To Serve with Honor

USAF IconVeteran’s Day was a few days ago. As a veteran of the United States Air Force, i got to thinking a bit about my service. I spent 9 years and almost 3 months on active duty; 1 year 6 months of which I was stationed at Homestead AFB, Florida, located a few miles south of Miami. One aspect of my military career that I often overlook, and, as a consequence, never talk about, is serving on the Homestead AFB Honor Guard.

As young airmen, my roommate and I were kind of talked into joining the Honor Guard by our shop superiors. I mean, the choice was ours, but it was strongly suggested that we join. I suppose one of the factors that led us to join was that we would occasionally get time off from the job to go places and represent Homestead AFB; occasionally we’d get a work day off if our details occurred on weekends or late into the night. Another factor was likely that it would be something that would look good on my military record, considering I intended to apply for Officer Training School at some point later in my military career.

We carried the colors in parades and opening ceremonies, wielded sabres at weddings, led retreat ceremonies, and performed military funerals for deceased active duty and retired personnel. I marched in few parades, usually as one of the rifle guards. I performed in one military wedding. It was held in the base chapel. Though I don’t recall (probably because they aren’t very memorable, I’m certain I participated in several retreat ceremonies. But, being based in South Florida with its large retiree population, by far the most common details I was tasked for were funerals, primarily for retired personnel.

USAF Honor Guard

USAF Honor Guard Funeral Detail, courtesy The Daily Flag

Once or twice I was part of the rifle team for the 21-gun salute. But most of the time I was tasked as a pall bearer. Pall bearers also fold the flag that is placed over the casket. Some of those caskets were very heavy and, on more than one occasion, we had to carry them quite some distance from the chapel to the grave site. The procession is slow and deliberate too. We were trained to use only one hand to carry the casket, but, we could use two if the casket was heavy. I mean, it was way better to use two hands rather than drop the casket.

Usually the ranking NCO gave commands for folding the flag. There aren’t many commands for the task, but on one occasion, the ranking NCO of the detail was fairly new to the Honor Guard and didn’t know the commands very well. By that time, I had been a member of the Honor Guard and performed several funerals as a pall bearer. Being very familiar with the commands, I quietly gave them. I don’t think anyone in the congregation knew that the NCOIC of the detail didn’t give the commands that day. I doubt they even know that someone gives commands to fold the flag. Fortunately, the NCOIC knew the words to say when presenting the folded flag to the deceased’s family. I wasn’t prepared to do that.

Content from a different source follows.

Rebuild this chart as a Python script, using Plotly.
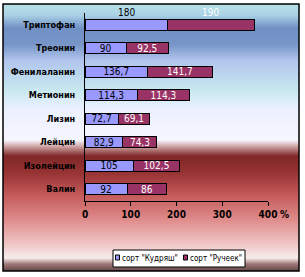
import plotly.graph_objects as go
import numpy as np

categories = ["Триптофан", "Треонин", "Фенилаланин", "Метионин", "Лизин", "Лейцин", "Изолейцин", "Валин"]
kudryash = [180, 90, 136.7, 114.3, 72.7, 82.9, 105, 92]
rucheek = [190, 92.5, 141.7, 114.3, 69.1, 74.3, 102.5, 86]
series_names = ['сорт "Кудряш"', 'сорт "Ручеек"']
x_ticks = [0, 100, 200, 300, 400]

W, H = 305, 277
L, R, T, B = 85, 268, 13, 201
C1, C2 = "#9999FF", "#993366"

def fmt(v):
    return f"{v:g}".replace(".", ",")

FONT = "DejaVu Sans Condensed, Liberation Sans, Arial, sans-serif"

def px2py(p):
    return (B - p) / (B - T)
def px2px(p):
    return (p - L) / (R - L)

k_text = ["" if i == 0 else fmt(v) for i, v in enumerate(kudryash)]
r_text = ["" if i == 0 else fmt(v) for i, v in enumerate(rucheek)]

fig = go.Figure()
fig.add_trace(go.Bar(
    y=categories, x=kudryash, orientation="h", name=series_names[0],
    marker=dict(color=C1, line=dict(color="#000000", width=1)),
    text=k_text, textposition="inside", insidetextanchor="middle",
    textfont=dict(family=FONT, size=10, color="#000000"),
))
fig.add_trace(go.Bar(
    y=categories, x=rucheek, orientation="h", name=series_names[1],
    marker=dict(color=C2, line=dict(color="#000000", width=1)),
    text=r_text, textposition="inside", insidetextanchor="middle",
    textfont=dict(family=FONT, size=10, color="#FFFFFF"),
))

fig.add_annotation(x=kudryash[0] / 2, y=categories[0], text=fmt(kudryash[0]),
                   showarrow=False, yshift=12, font=dict(family=FONT, size=10, color="#000000"))
fig.add_annotation(x=kudryash[0] + rucheek[0] / 2, y=categories[0], text=fmt(rucheek[0]),
                   showarrow=False, yshift=12, font=dict(family=FONT, size=10, color="#FFFFFF"))
fig.add_annotation(x=x_ticks[-1], y=0, yref="paper", text="<b>%</b>", showarrow=False,
                   xanchor="left", yanchor="middle", xshift=10, yshift=-13,
                   font=dict(family=FONT, size=10, color="#000000"))

# background gradient
stops = [
    (4, (184, 224, 232)),
    (15, (170, 210, 230)),
    (28, (112, 144, 196)),
    (45, (120, 150, 200)),
    (60, (176, 196, 236)),
    (90, (200, 232, 240)),
    (110, (236, 240, 255)),
    (140, (246, 246, 255)),
    (146, (210, 170, 170)),
    (156, (128, 40, 40)),
    (172, (150, 50, 50)),
    (195, (196, 90, 90)),
    (220, (224, 140, 140)),
    (245, (240, 200, 200)),
    (258, (248, 236, 236)),
    (264, (160, 120, 120)),
    (271, (100, 70, 70)),
]
ys = [s[0] for s in stops]
cols = np.array([s[1] for s in stops], dtype=float)
for yy in range(4, 271):
    c = [int(round(np.interp(yy + 0.5, ys, cols[:, k]))) for k in range(3)]
    fig.add_shape(type="rect", xref="paper", yref="paper",
                  x0=px2px(3), x1=px2px(299), y0=px2py(yy), y1=px2py(yy + 1),
                  fillcolor=f"rgb({c[0]},{c[1]},{c[2]})", line=dict(width=0), layer="below")
fig.add_shape(type="rect", xref="paper", yref="paper",
              x0=px2px(3), x1=px2px(299), y0=px2py(4), y1=px2py(271),
              line=dict(color="#000000", width=1.5), fillcolor="rgba(0,0,0,0)", layer="above")

# legend box (drawn)
fig.add_shape(type="rect", xref="paper", yref="paper",
              x0=px2px(113), x1=px2px(245), y0=px2py(250), y1=px2py(267),
              line=dict(color="#000000", width=1), fillcolor="#FFFFFF", layer="above")
for sx, col, name in [(115, C1, series_names[0]), (183, C2, series_names[1])]:
    fig.add_shape(type="rect", xref="paper", yref="paper",
                  x0=px2px(sx + 0.5), x1=px2px(sx + 4.5), y0=px2py(255), y1=px2py(260),
                  line=dict(color="#000000", width=1), fillcolor=col, layer="above")
    fig.add_annotation(xref="paper", yref="paper", x=px2px(sx + 5), y=px2py(258),
                       xanchor="left", yanchor="middle", text=name, showarrow=False,
                       font=dict(family=FONT, size=8, color="#000000"))

fig.update_layout(
    width=W, height=H,
    margin=dict(l=L, r=W - R, t=T, b=H - B),
    paper_bgcolor="#FFFFFF", plot_bgcolor="rgba(0,0,0,0)",
    barmode="stack", bargap=0.55,
    showlegend=False,
    uniformtext=dict(minsize=9, mode="show"),
    font=dict(family=FONT, size=10, color="#000000"),
)
fig.update_xaxes(range=[0, 400], tickvals=x_ticks, ticktext=[f"<b>{t}</b>" for t in x_ticks],
                 showgrid=False, zeroline=False, showline=True, linecolor="#000000", linewidth=1,
                 ticks="outside", ticklen=4, tickcolor="#000000",
                 tickfont=dict(family=FONT, size=10, color="#000000"))
fig.update_yaxes(autorange="reversed", showgrid=False, showline=True, linecolor="#000000",
                 linewidth=1, ticks="", ticklabelstandoff=7,
                 tickfont=dict(family=FONT, size=9, color="#000000", weight="bold"))

fig.write_html("out.html")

I’ve been asked a few times how I could attend and perform at so many funerals without getting emotional. For me, it was actually pretty easy. First, I don’t normally get emotional over someone’s death, at least not outwardly, even when I knew the deceased. My maternal grandmother died when I was 17. I didn’t get emotional when I received the news. I don’t know why I get emotional when confronted with death. But my view is that death is part of life, and I believe it’s a time to celebrate the deceased’s life, not mourn the deceased’s death. Secondly, I didn’t know the people who died, their families, friends or colleagues. They were unknown. Hard to get emotionally involved when you have no ties to the person who died. Lastly, I was busy doing my job, representing the United States Air Force and Homestead AFB. I didn’t have time to get emotional.

I enjoyed being on the Honor Guard. Strange thing is, I detested wearing my blues; I always wore the battle dress uniform (camouflage) except for Airman of the Month interviews. Yet that was always the Honor Guard uniform. I was proud to wear that uniform, whether it was the Honor Guard uniform, dress blues, casual blues or my usual uniform of the day, the battle dress uniform.